• _SHORT EXERCISE_
Below are entries to be transcribed exactly; exclude the pictures from the copy.

• _ENTRIES SUPPLIED_
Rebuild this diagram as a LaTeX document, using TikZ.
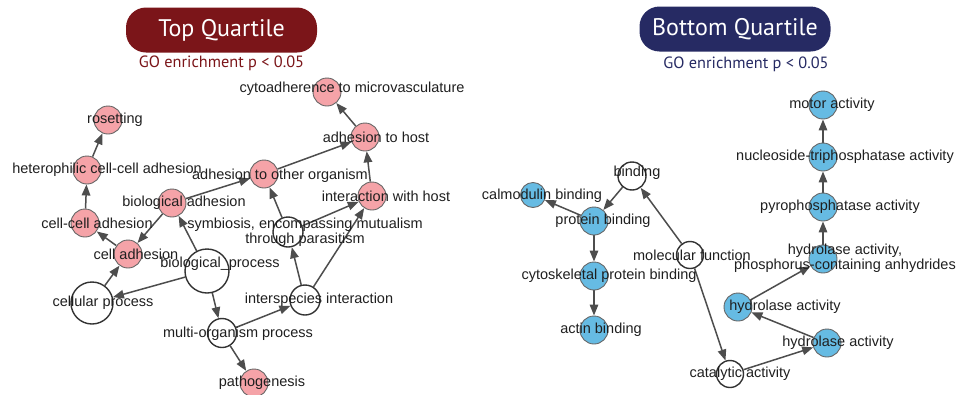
\documentclass[tikz,border=0pt]{standalone}
\usepackage{fontspec}
\setmainfont{Liberation Sans}
\newfontfamily\headfont{PT Sans}
\usetikzlibrary{arrows.meta,backgrounds}
\definecolor{topred}{HTML}{7B1519}
\definecolor{botblue}{HTML}{262A63}
\definecolor{pinkgo}{HTML}{F5A3A8}
\definecolor{bluego}{HTML}{66BBE3}
\definecolor{edgegray}{HTML}{4D4D4D}

\begin{document}
\begin{tikzpicture}[x=1pt,y=-1pt,
    font=\fontsize{14.5}{12}\selectfont,
    term/.style={circle, draw=gray!80!black, line width=0.9pt, inner sep=0pt, minimum size=28},
    top/.style={term, fill=pinkgo},
    bot/.style={term, fill=bluego},
    parent/.style={circle, draw=black!80, line width=1.4pt, fill=white, inner sep=0pt, minimum size=#1},
    lbl/.style={text=black!88, align=center},
    edge/.style={draw=edgegray, line width=1.5pt, -{Triangle[length=11pt,width=8.5pt]}},
    pill/.style={rounded corners=20pt, minimum width=191, minimum height=45, text=white,
        font=\headfont\fontsize{24}{26}\selectfont},
    subhead/.style={font=\headfont\fontsize{16.3}{18}\selectfont}]
    \useasboundingbox (0,0) rectangle (967,394);

    \node (tophead) [pill, fill=topred] at (221.5,30) {Top Quartile};
    \node (topsub) [subhead, text=topred] at (221.5,63) {GO enrichment p < 0.05};
    \node (bothead) [pill, fill=botblue] at (735,29) {Bottom Quartile};
    \node (botsub) [subhead, text=botblue] at (746,64) {GO enrichment p < 0.05};

    % top quartile
    \node (rosetting) [top, label={[lbl,xshift=7]center:rosetting}] at (108,120) {};
    \node (hetero) [top, label={[lbl,xshift=20]center:heterophilic cell-cell adhesion}] at (87,170) {};
    \node (cellcell) [top, label={[lbl,xshift=12]center:cell-cell adhesion}] at (85,223) {};
    \node (bioadh) [top, label={[lbl,xshift=12]center:biological adhesion}] at (172,203) {};
    \node (celladh) [top, label={[lbl,xshift=8]center:cell adhesion}] at (128,254) {};
    \node (cellproc) [parent=42, label={[lbl,xshift=11]center:cellular process}] at (92,303) {};
    \node (bioproc) [parent=44, label={[lbl,xshift=13,yshift=7]center:biological\_process}] at (207,271) {};
    \node (adhother) [top, label={[lbl,xshift=16,yshift=-2]center:adhesion to other organism}] at (264,174) {};
    \node (adhhost) [top, label={[lbl,xshift=11]center:adhesion to host}] at (365,137) {};
    \node (cyto) [top, label={[lbl,xshift=25,yshift=3]center:cytoadherence to microvasculature}] at (327,92) {};
    \node (inthost) [top, label={[lbl,xshift=14]center:interaction with host}] at (372,196) {};
    \node (symb) [parent=30, label={[lbl,xshift=17]center:symbiosis, encompassing mutualism\\through parasitism}] at (288,232) {};
    \node (intersp) [parent=30, label={[lbl,xshift=14]center:interspecies interaction}] at (305,300) {};
    \node (multi) [parent=29, label={[lbl,xshift=16,yshift=-1]center:multi-organism process}] at (222,333) {};
    \node (patho) [top, label={[lbl,xshift=8]center:pathogenesis}] at (254,383) {};

    % bottom quartile
    \node (binding) [parent=28, label={[lbl,xshift=5,yshift=3]center:binding}] at (632,176) {};
    \node (calm) [bot, minimum size=25, label={[lbl,xshift=9,yshift=-1]center:calmodulin binding}] at (533,195) {};
    \node (protb) [bot, label={[lbl,xshift=9]center:protein binding}] at (594,221) {};
    \node (cytosk) [bot, label={[lbl,xshift=15]center:cytoskeletal protein binding}] at (594,276) {};
    \node (actin) [bot, label={[lbl,xshift=7]center:actin binding}] at (594,330) {};
    \node (molfn) [parent=27, label={[lbl,xshift=2]center:molecular function}] at (690,255) {};
    \node (catal) [parent=27, label={[lbl,xshift=10]center:catalytic activity}] at (730,374) {};
    \node (hydr) [bot, label={[lbl,xshift=11]center:hydrolase activity}] at (827,343) {};
    \node (hydl) [bot, label={[lbl,xshift=47]center:hydrolase activity}] at (738,307) {};
    \node (hydp) [bot, label={[lbl,xshift=22,yshift=1]center:hydrolase activity,\\phosphorus-containing anhydrides}] at (823,259) {};
    \node (pyro) [bot, label={[lbl,xshift=17]center:pyrophosphatase activity}] at (823,207) {};
    \node (nucl) [bot, label={[lbl,xshift=22]center:nucleoside-triphosphatase activity}] at (823,157) {};
    \node (motor) [bot, label={[lbl,xshift=9]center:motor activity}] at (823,105) {};

    \begin{scope}[on background layer]
        \draw[edge] (hetero) -- (rosetting);
        \draw[edge] (cellcell) -- (hetero);
        \draw[edge] (celladh) -- (cellcell);
        \draw[edge] (bioadh) -- (celladh);
        \draw[edge] (bioadh) -- (adhother);
        \draw[edge] (bioproc) -- (bioadh);
        \draw[edge] (bioproc) -- (cellproc);
        \draw[edge] (cellproc) -- (celladh);
        \draw[edge] (bioproc) -- (multi);
        \draw[edge] (multi) -- (patho);
        \draw[edge] (multi) -- (intersp);
        \draw[edge] (intersp) -- (symb);
        \draw[edge] (intersp) -- (inthost);
        \draw[edge] (symb) -- (adhother);
        \draw[edge] (symb) -- (inthost);
        \draw[edge] (adhother) -- (adhhost);
        \draw[edge] (inthost) -- (adhhost);
        \draw[edge] (adhhost) -- (cyto);

        \draw[edge] (binding) -- (protb);
        \draw[edge] (protb) -- (calm);
        \draw[edge] (protb) -- (cytosk);
        \draw[edge] (cytosk) -- (actin);
        \draw[edge] (molfn) -- (binding);
        \draw[edge] (molfn) -- (catal);
        \draw[edge] (catal) -- (hydr);
        \draw[edge] (hydr) -- (hydl);
        \draw[edge] (hydl) -- (hydp);
        \draw[edge] (hydp) -- (pyro);
        \draw[edge] (pyro) -- (nucl);
        \draw[edge] (nucl) -- (motor);
    \end{scope}
\end{tikzpicture}
\end{document}
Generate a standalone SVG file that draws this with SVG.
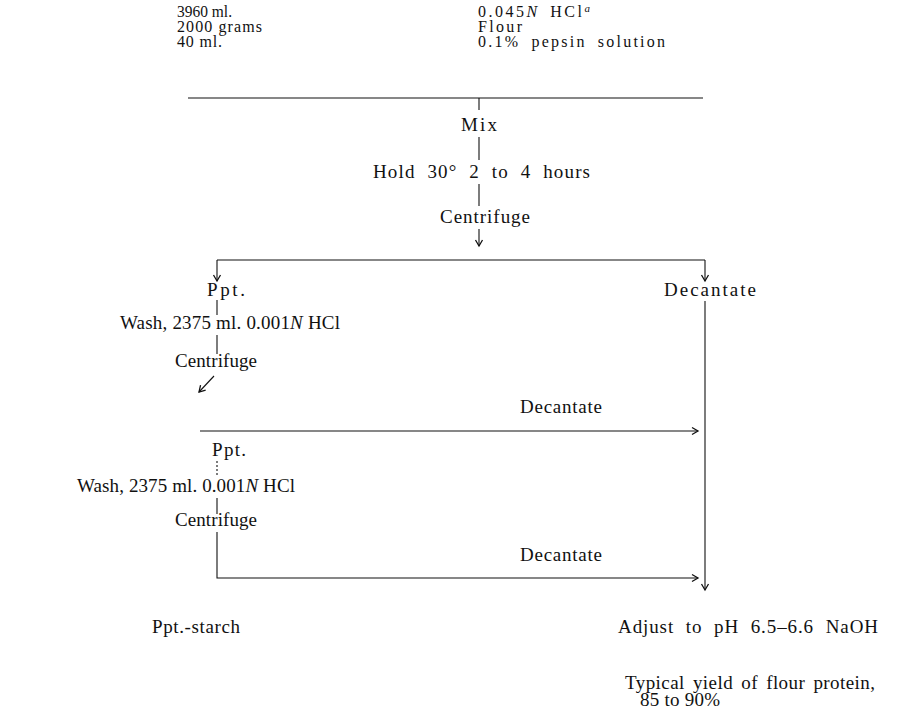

• _CORRECT RESPONSE_
Rebuild this diagram as a LaTeX document, using TikZ.
\documentclass[tikz,border=0pt]{standalone}
\usepackage{fontspec}
\setmainfont{Liberation Sans}
\newfontfamily\headfont{PT Sans}
\usetikzlibrary{arrows.meta,backgrounds}
\definecolor{topred}{HTML}{7B1519}
\definecolor{botblue}{HTML}{262A63}
\definecolor{pinkgo}{HTML}{F5A3A8}
\definecolor{bluego}{HTML}{66BBE3}
\definecolor{edgegray}{HTML}{4D4D4D}

\begin{document}
\begin{tikzpicture}[x=1pt,y=-1pt,
    font=\fontsize{14.5}{12}\selectfont,
    term/.style={circle, draw=gray!80!black, line width=0.9pt, inner sep=0pt, minimum size=28},
    top/.style={term, fill=pinkgo},
    bot/.style={term, fill=bluego},
    parent/.style={circle, draw=black!80, line width=1.4pt, fill=white, inner sep=0pt, minimum size=#1},
    lbl/.style={text=black!88, align=center},
    edge/.style={draw=edgegray, line width=1.5pt, -{Triangle[length=11pt,width=8.5pt]}},
    pill/.style={rounded corners=20pt, minimum width=191, minimum height=45, text=white,
        font=\headfont\fontsize{24}{26}\selectfont},
    subhead/.style={font=\headfont\fontsize{16.3}{18}\selectfont}]
    \useasboundingbox (0,0) rectangle (967,394);

    \node (tophead) [pill, fill=topred] at (221.5,30) {Top Quartile};
    \node (topsub) [subhead, text=topred] at (221.5,63) {GO enrichment p < 0.05};
    \node (bothead) [pill, fill=botblue] at (735,29) {Bottom Quartile};
    \node (botsub) [subhead, text=botblue] at (746,64) {GO enrichment p < 0.05};

    % top quartile
    \node (rosetting) [top, label={[lbl,xshift=7]center:rosetting}] at (108,120) {};
    \node (hetero) [top, label={[lbl,xshift=20]center:heterophilic cell-cell adhesion}] at (87,170) {};
    \node (cellcell) [top, label={[lbl,xshift=12]center:cell-cell adhesion}] at (85,223) {};
    \node (bioadh) [top, label={[lbl,xshift=12]center:biological adhesion}] at (172,203) {};
    \node (celladh) [top, label={[lbl,xshift=8]center:cell adhesion}] at (128,254) {};
    \node (cellproc) [parent=42, label={[lbl,xshift=11]center:cellular process}] at (92,303) {};
    \node (bioproc) [parent=44, label={[lbl,xshift=13,yshift=7]center:biological\_process}] at (207,271) {};
    \node (adhother) [top, label={[lbl,xshift=16,yshift=-2]center:adhesion to other organism}] at (264,174) {};
    \node (adhhost) [top, label={[lbl,xshift=11]center:adhesion to host}] at (365,137) {};
    \node (cyto) [top, label={[lbl,xshift=25,yshift=3]center:cytoadherence to microvasculature}] at (327,92) {};
    \node (inthost) [top, label={[lbl,xshift=14]center:interaction with host}] at (372,196) {};
    \node (symb) [parent=30, label={[lbl,xshift=17]center:symbiosis, encompassing mutualism\\through parasitism}] at (288,232) {};
    \node (intersp) [parent=30, label={[lbl,xshift=14]center:interspecies interaction}] at (305,300) {};
    \node (multi) [parent=29, label={[lbl,xshift=16,yshift=-1]center:multi-organism process}] at (222,333) {};
    \node (patho) [top, label={[lbl,xshift=8]center:pathogenesis}] at (254,383) {};

    % bottom quartile
    \node (binding) [parent=28, label={[lbl,xshift=5,yshift=3]center:binding}] at (632,176) {};
    \node (calm) [bot, minimum size=25, label={[lbl,xshift=9,yshift=-1]center:calmodulin binding}] at (533,195) {};
    \node (protb) [bot, label={[lbl,xshift=9]center:protein binding}] at (594,221) {};
    \node (cytosk) [bot, label={[lbl,xshift=15]center:cytoskeletal protein binding}] at (594,276) {};
    \node (actin) [bot, label={[lbl,xshift=7]center:actin binding}] at (594,330) {};
    \node (molfn) [parent=27, label={[lbl,xshift=2]center:molecular function}] at (690,255) {};
    \node (catal) [parent=27, label={[lbl,xshift=10]center:catalytic activity}] at (730,374) {};
    \node (hydr) [bot, label={[lbl,xshift=11]center:hydrolase activity}] at (827,343) {};
    \node (hydl) [bot, label={[lbl,xshift=47]center:hydrolase activity}] at (738,307) {};
    \node (hydp) [bot, label={[lbl,xshift=22,yshift=1]center:hydrolase activity,\\phosphorus-containing anhydrides}] at (823,259) {};
    \node (pyro) [bot, label={[lbl,xshift=17]center:pyrophosphatase activity}] at (823,207) {};
    \node (nucl) [bot, label={[lbl,xshift=22]center:nucleoside-triphosphatase activity}] at (823,157) {};
    \node (motor) [bot, label={[lbl,xshift=9]center:motor activity}] at (823,105) {};

    \begin{scope}[on background layer]
        \draw[edge] (hetero) -- (rosetting);
        \draw[edge] (cellcell) -- (hetero);
        \draw[edge] (celladh) -- (cellcell);
        \draw[edge] (bioadh) -- (celladh);
        \draw[edge] (bioadh) -- (adhother);
        \draw[edge] (bioproc) -- (bioadh);
        \draw[edge] (bioproc) -- (cellproc);
        \draw[edge] (cellproc) -- (celladh);
        \draw[edge] (bioproc) -- (multi);
        \draw[edge] (multi) -- (patho);
        \draw[edge] (multi) -- (intersp);
        \draw[edge] (intersp) -- (symb);
        \draw[edge] (intersp) -- (inthost);
        \draw[edge] (symb) -- (adhother);
        \draw[edge] (symb) -- (inthost);
        \draw[edge] (adhother) -- (adhhost);
        \draw[edge] (inthost) -- (adhhost);
        \draw[edge] (adhhost) -- (cyto);

        \draw[edge] (binding) -- (protb);
        \draw[edge] (protb) -- (calm);
        \draw[edge] (protb) -- (cytosk);
        \draw[edge] (cytosk) -- (actin);
        \draw[edge] (molfn) -- (binding);
        \draw[edge] (molfn) -- (catal);
        \draw[edge] (catal) -- (hydr);
        \draw[edge] (hydr) -- (hydl);
        \draw[edge] (hydl) -- (hydp);
        \draw[edge] (hydp) -- (pyro);
        \draw[edge] (pyro) -- (nucl);
        \draw[edge] (nucl) -- (motor);
    \end{scope}
\end{tikzpicture}
\end{document}
Generate a standalone SVG file that draws this with SVG.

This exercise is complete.